Unknown pests pose a significant risk in agriculture due to a lack of knowledge in controlling the pests and the extent of damage they can cause to crops. U.S. Department of Agriculture (USDA) entomologists recently classified eight pests discovered by CBP agriculture specialists in Florida as first-in-the-nation interceptions and another pest as a new species.
Each year, highly-trained CBP agriculture specialists intercept tens of thousands of “actionable pests” nationwide. They are highly-trained and specialized professionals who work tirelessly, and they are constantly vigilant in targeting, detecting, and intercepting fruit and vegetable imports that may contain hidden threats, particularly pests and diseases, which can have devastating effects on both consumer safety and our nation’s economy.
CBP agriculture specialists often intercept these pesky insects through ports of entry such as Miami International Airport, Port Everglades, Miami's Seaport and Port of Jacksonville.
“A single pest can potentially cause millions of dollars worth of damage and CBP agriculture specialists in Florida are truly the first line of defense,” said Miami/Tampa Field Office Director of Field Operations Diane Sabatino."CBP's agriculture specialists across the sunshine state play a critical role in safeguarding the U.S. agriculture industry and the nation's economy."
According to the U.S. Department of Agriculture, agriculture is the largest industry and employment sector in the United States, with more than $1 trillion in annual economic activity.

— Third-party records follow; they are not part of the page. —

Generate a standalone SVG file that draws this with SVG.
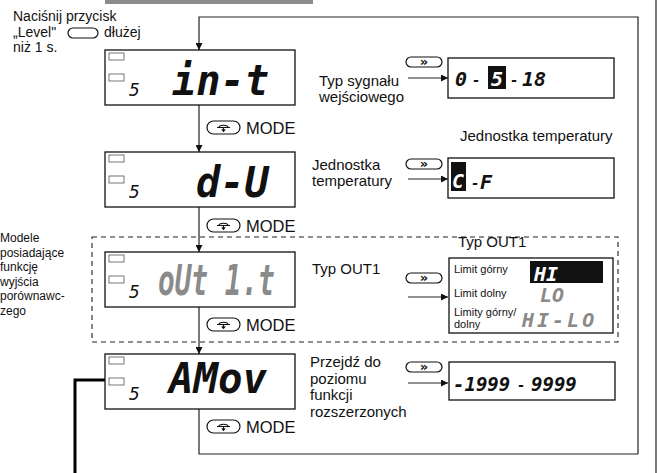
<svg xmlns="http://www.w3.org/2000/svg" xmlns:xlink="http://www.w3.org/1999/xlink" width="657" height="473" viewBox="0 0 657 473">
<style>
.t{font-family:"Liberation Sans",Arial,sans-serif;font-size:15px;fill:#111}
.ti{font-family:"Liberation Sans",Arial,sans-serif;font-size:14px;fill:#111}
.ts{font-family:"Liberation Sans",Arial,sans-serif;font-size:11px;fill:#111}
.tl{font-family:"Liberation Sans",Arial,sans-serif;font-size:12px;fill:#111}
.seg{font-family:"DejaVu Sans Mono",monospace;font-weight:bold;font-style:oblique;fill:#111}
.segn{font-family:"DejaVu Sans Mono",monospace;font-style:oblique;fill:#111}
.segg{font-family:"DejaVu Sans Mono",monospace;font-weight:bold;font-style:oblique;fill:#8a8a8a}
.box{fill:#fff;stroke:#111;stroke-width:1.3}
.sq{fill:#fff;stroke:#555;stroke-width:0.8}
.ln{fill:none;stroke:#222;stroke-width:1.2}
.btn{fill:#fff;stroke:#111;stroke-width:1.2}
.md{font-family:"Liberation Sans",Arial,sans-serif;font-size:16.5px;fill:#111}
</style>
<defs>
<marker id="ah" viewBox="0 0 10 10" refX="10" refY="5" markerWidth="7" markerHeight="7" markerUnits="userSpaceOnUse" orient="auto">
<path d="M0,0 L10,5 L0,10 z" fill="#111"/>
</marker>
<g id="mode">
<rect x="0" y="0" width="33" height="13" rx="6.5" class="btn"/>
<path d="M10,6.5 h13 M12,6.5 c0,-3 9,-3 9,0 M16.5,6.5 v3.5 M14.8,8.4 l1.7,2 l1.7,-2" fill="none" stroke="#111" stroke-width="1.1"/>
</g>
<g id="ff">
<rect x="0" y="0" width="36" height="10" rx="5" class="btn"/>
<text x="18" y="9" text-anchor="middle" style="font-family:'DejaVu Sans',sans-serif;font-size:13px;font-weight:bold;fill:#111">»</text>
</g>
</defs>
<rect x="105" y="0" width="208" height="4" fill="#8c8c8c"/>
<line x1="656" y1="0" x2="656" y2="473" stroke="#222" stroke-width="1.2"/>
<g id="connectors">
<path class="ln" d="M638,454 V17 H199 V50" marker-end="url(#ah)"/>
<path class="ln" d="M199,105 V152" marker-end="url(#ah)"/>
<path class="ln" d="M199,207 V252" marker-end="url(#ah)"/>
<path class="ln" d="M199,307 V354" marker-end="url(#ah)"/>
<path class="ln" d="M199,409 V454 H638"/>
<path class="ln" d="M408,78 H448" marker-end="url(#ah)"/>
<path class="ln" d="M408,179 H448" marker-end="url(#ah)"/>
<path class="ln" d="M408,297 H448" marker-end="url(#ah)"/>
<path class="ln" d="M408,383 H448" marker-end="url(#ah)"/>
<path d="M105,380 H75 V473" fill="none" stroke="#000" stroke-width="3"/>
</g>
<g id="intro">
<text class="ti" x="13" y="21">Naciśnij przycisk</text>
<text class="ti" x="13" y="37">„Level"</text>
<rect x="68" y="28" width="30" height="10" rx="5" class="btn"/>
<text class="ti" x="104" y="37">dłużej</text>
<text class="ti" x="13" y="52">niż 1 s.</text>
</g>
<g id="optional-group">
<rect x="92" y="237" width="526" height="105" fill="none" stroke="#222" stroke-width="1.1" stroke-dasharray="5,4"/>
<text class="tl" x="0" y="242">Modele</text>
<text class="tl" x="0" y="256.5">posiadające</text>
<text class="tl" x="0" y="271">funkcję</text>
<text class="tl" x="0" y="285.5">wyjścia</text>
<text class="tl" x="0" y="300">porównawc-</text>
<text class="tl" x="0" y="314.5">zego</text>
</g>
<g id="node-in-t">
<rect class="box" x="105" y="50" width="190" height="55"/>
<rect class="sq" x="109" y="53" width="15" height="7"/>
<rect class="sq" x="109" y="74" width="15" height="7"/>
<text class="segn" x="129" y="96" font-size="18">5</text>
<text class="seg" transform="translate(172,95) scale(0.96,1)" font-size="42">in-t</text>
<text class="t" x="319" y="86">Typ sygnału</text>
<text class="t" x="319" y="102">wejściowego</text>
<use xlink:href="#mode" x="207" y="121"/>
<text class="md" x="246" y="133.5">MODE</text>
</g>
<g id="node-in-t-values">
<use xlink:href="#ff" x="406" y="57"/>
<rect class="box" x="448" y="58" width="166" height="40"/>
<text class="seg" x="455" y="86" font-size="20">0</text>
<text class="seg" x="472" y="85" font-size="14">-</text>
<rect x="488" y="66" width="18" height="23" fill="#111"/>
<text class="seg" x="491" y="86" font-size="20" style="fill:#fff">5</text>
<text class="seg" x="510" y="85" font-size="14">-</text>
<text class="seg" x="522" y="86" font-size="20">18</text>
</g>
<g id="node-d-u">
<rect class="box" x="105" y="152" width="190" height="55"/>
<rect class="sq" x="109" y="155" width="15" height="7"/>
<rect class="sq" x="109" y="176" width="15" height="7"/>
<text class="segn" x="129" y="198" font-size="18">5</text>
<text class="seg" transform="translate(196,197) scale(0.96,1)" font-size="42">d-U</text>
<text class="t" x="312" y="170">Jednostka</text>
<text class="t" x="312" y="186">temperatury</text>
<use xlink:href="#mode" x="207" y="219"/>
<text class="md" x="246" y="231.5">MODE</text>
</g>
<g id="node-d-u-values">
<text class="t" x="460" y="141" font-size="15.5">Jednostka temperatury</text>
<use xlink:href="#ff" x="406" y="159"/>
<rect class="box" x="448" y="158" width="166" height="40"/>
<rect x="451" y="162" width="15" height="29" fill="#111"/>
<text class="seg" x="452" y="188" font-size="20" style="fill:#fff">C</text>
<text class="seg" x="471" y="188" font-size="14">-</text>
<text class="seg" x="480" y="189" font-size="20">F</text>
</g>
<g id="node-out1t">
<rect class="box" x="105" y="252" width="190" height="55"/>
<rect class="sq" x="109" y="255" width="15" height="7"/>
<rect class="sq" x="109" y="276" width="15" height="7"/>
<text class="segn" x="129" y="298" font-size="18">5</text>
<text class="segg" transform="translate(158,295) scale(0.66,1)" font-size="42">oUt 1.t</text>
<text class="t" x="312" y="274">Typ OUT1</text>
<use xlink:href="#mode" x="207" y="318"/>
<text class="md" x="246" y="330.5">MODE</text>
</g>
<g id="node-out1t-values">
<text class="t" x="458" y="247" font-size="16">Typ OUT1</text>
<use xlink:href="#ff" x="406" y="273"/>
<rect class="box" x="449" y="258" width="164" height="75"/>
<text class="ts" x="454" y="273">Limit górny</text>
<text class="ts" x="454" y="297">Limit dolny</text>
<text class="ts" x="454" y="316">Limity górny/</text>
<text class="ts" x="454" y="328">dolny</text>
<rect x="530" y="261" width="73" height="22" fill="#111"/>
<text class="seg" x="534" y="281" font-size="20" style="fill:#fff">HI</text>
<text class="segg" x="540" y="302" font-size="20">LO</text>
<text class="segg" x="522" y="327" font-size="20" letter-spacing="3">HI-LO</text>
</g>
<g id="node-amov">
<rect class="box" x="105" y="354" width="190" height="55"/>
<rect class="sq" x="109" y="357" width="15" height="7"/>
<rect class="sq" x="109" y="378" width="15" height="7"/>
<text class="segn" x="129" y="400" font-size="18">5</text>
<text class="seg" transform="translate(169,393) scale(0.97,1)" font-size="42">AMov</text>
<text class="t" x="310" y="367">Przejdź do</text>
<text class="t" x="310" y="383.5">poziomu</text>
<text class="t" x="310" y="400">funkcji</text>
<text class="t" x="310" y="416.5">rozszerzonych</text>
<use xlink:href="#mode" x="207" y="420"/>
<text class="md" x="246" y="432.5">MODE</text>
</g>
<g id="node-amov-values">
<use xlink:href="#ff" x="406" y="362"/>
<rect class="box" x="449" y="362" width="166" height="38"/>
<text class="seg" x="453" y="391" font-size="19">-1999</text>
<text class="seg" x="517" y="390" font-size="14">-</text>
<text class="seg" x="531" y="391" font-size="19">9999</text>
</g>
</svg>
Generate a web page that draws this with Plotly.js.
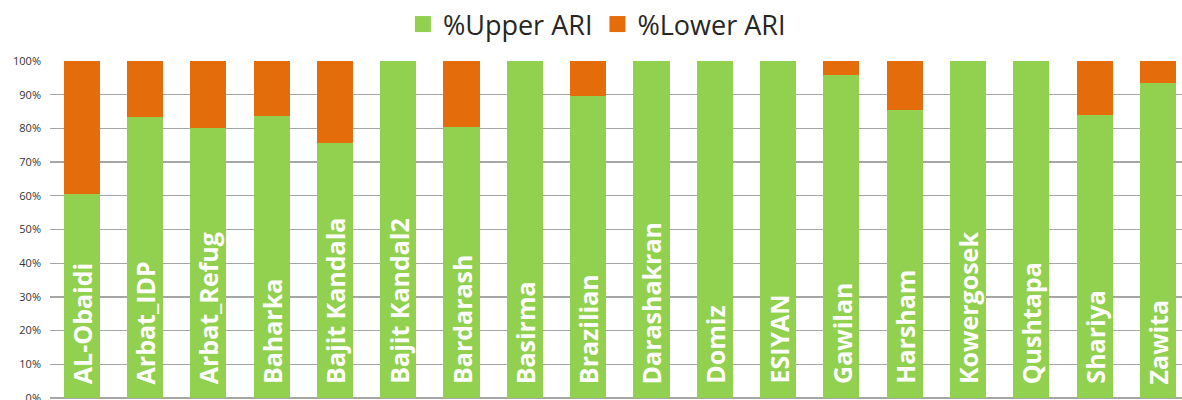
<!DOCTYPE html>
<html>
<head>
<meta charset="utf-8">
<script src="https://cdn.plot.ly/plotly-3.0.1.min.js"></script>
<style>
  html, body { margin: 0; padding: 0; background: #ffffff; }
  #chart { width: 1182px; height: 400px; }
</style>
</head>
<body>
<div id="chart"></div>
<script>
// Camps / sites
const sites = [
  "AL-Obaidi", "Arbat_IDP", "Arbat_Refug", "Baharka", "Bajit Kandala",
  "Bajit Kandal2", "Bardarash", "Basirma", "Brazilian", "Darashakran",
  "Domiz", "ESIYAN", "Gawilan", "Harsham", "Kowergosek", "Qushtapa",
  "Shariya", "Zawita"
];

// Share of upper ARI cases (%)
const upperARI = [
  60.5, 83.4, 80.2, 83.8, 75.6,
  100, 80.3, 100, 89.7, 100,
  100, 100, 95.8, 85.5, 100, 100,
  84.1, 93.6
];

// Share of lower ARI cases (%), the remainder of each column
const lowerARI = [
  39.5, 16.6, 19.8, 16.2, 24.4,
  0, 19.7, 0, 10.3, 0,
  0, 0, 4.2, 14.5, 0, 0,
  15.9, 6.4
];

const yTicks = [0, 10, 20, 30, 40, 50, 60, 70, 80, 90, 100];

const GREEN = "#92D050";
const ORANGE = "#E46C0A";

const traces = [
  {
    type: "bar",
    name: "%Upper ARI",
    x: sites,
    y: upperARI,
    marker: { color: GREEN, line: { width: 0 } },
    hoverinfo: "skip",
    showlegend: false
  },
  {
    type: "bar",
    name: "%Lower ARI",
    x: sites,
    y: lowerARI,
    marker: { color: ORANGE, line: { width: 0 } },
    hoverinfo: "skip",
    showlegend: false
  },
  // legend entries with larger square swatches
  {
    type: "scatter", mode: "markers", name: "%Upper ARI",
    x: [null], y: [null],
    marker: { symbol: "square", size: 18, color: GREEN }
  },
  {
    type: "scatter", mode: "markers", name: "%Lower ARI",
    x: [null], y: [null],
    marker: { symbol: "square", size: 18, color: ORANGE }
  }
];

// site names written upward from the foot of each column
const siteLabels = sites.map(s => ({
  x: s,
  y: 0,
  xref: "x",
  yref: "y",
  text: s,
  showarrow: false,
  textangle: -90,
  xanchor: "center",
  yanchor: "bottom",
  yshift: 12,
  font: { family: "Open Sans", size: 25, color: "#ffffff", weight: 700 }
}));

const layout = {
  width: 1182,
  height: 400,
  margin: { l: 50, r: 0, t: 61, b: 2, pad: 0 },
  paper_bgcolor: "#ffffff",
  plot_bgcolor: "#ffffff",
  barmode: "stack",
  bargap: 0.43,
  font: { family: "Open Sans", color: "#404040" },
  xaxis: {
    type: "category",
    range: [-0.5, 17.38],
    showticklabels: false,
    showgrid: false,
    zeroline: false,
    showline: false,
    ticks: "",
    fixedrange: true
  },
  yaxis: {
    range: [0, 100],
    tickvals: yTicks,
    ticktext: yTicks.map(v => v + "%"),
    tickfont: { family: "Open Sans", size: 11, color: "#333333" },
    ticks: "",
    ticklabelstandoff: 8,
    ticklabeloverflow: "allow",
    showgrid: true,
    gridcolor: "#A6A6A6",
    gridwidth: 1.3,
    zeroline: true,
    zerolinecolor: "#A6A6A6",
    zerolinewidth: 1.3,
    showline: false,
    fixedrange: true
  },
  annotations: siteLabels,
  showlegend: true,
  legend: {
    orientation: "h",
    traceorder: "normal",
    xref: "container",
    yref: "container",
    x: 0.505,
    xanchor: "center",
    y: 1,
    yanchor: "top",
    font: { family: "Open Sans", size: 27, color: "#262626" },
    bgcolor: "rgba(0,0,0,0)",
    tracegroupgap: 0
  }
};

Plotly.newPlot("chart", traces, layout, { displayModeBar: false, staticPlot: true });
</script>
</body>
</html>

The potential impact of a pest coming into the United States can be catastrophic. For example, invasive species cause $138 billion annually in economic and environmental losses in the United States, including yield and quality losses for America’s agriculture industry.
On a typical day in fiscal year 2017, CBP agriculture specialists discovered 352 pests at U.S. ports of entry and 4,638 materials for quarantine. Travelers can check the general admissibility of fruits and vegetables by consulting the Animal and Plant Health Inspection Service website or the Fruits and Vegetables Import Requirements database.
CBP’s Miami/Tampa Field Office is uniquely tasked with protecting agriculture while permitting high risk agriculture commodities to flow through majors ports such as Miami International Airport. Due to its geographical significance, CBP’s national Centers of Excellence and Expertise for Agriculture & Prepared Products is based in Miami.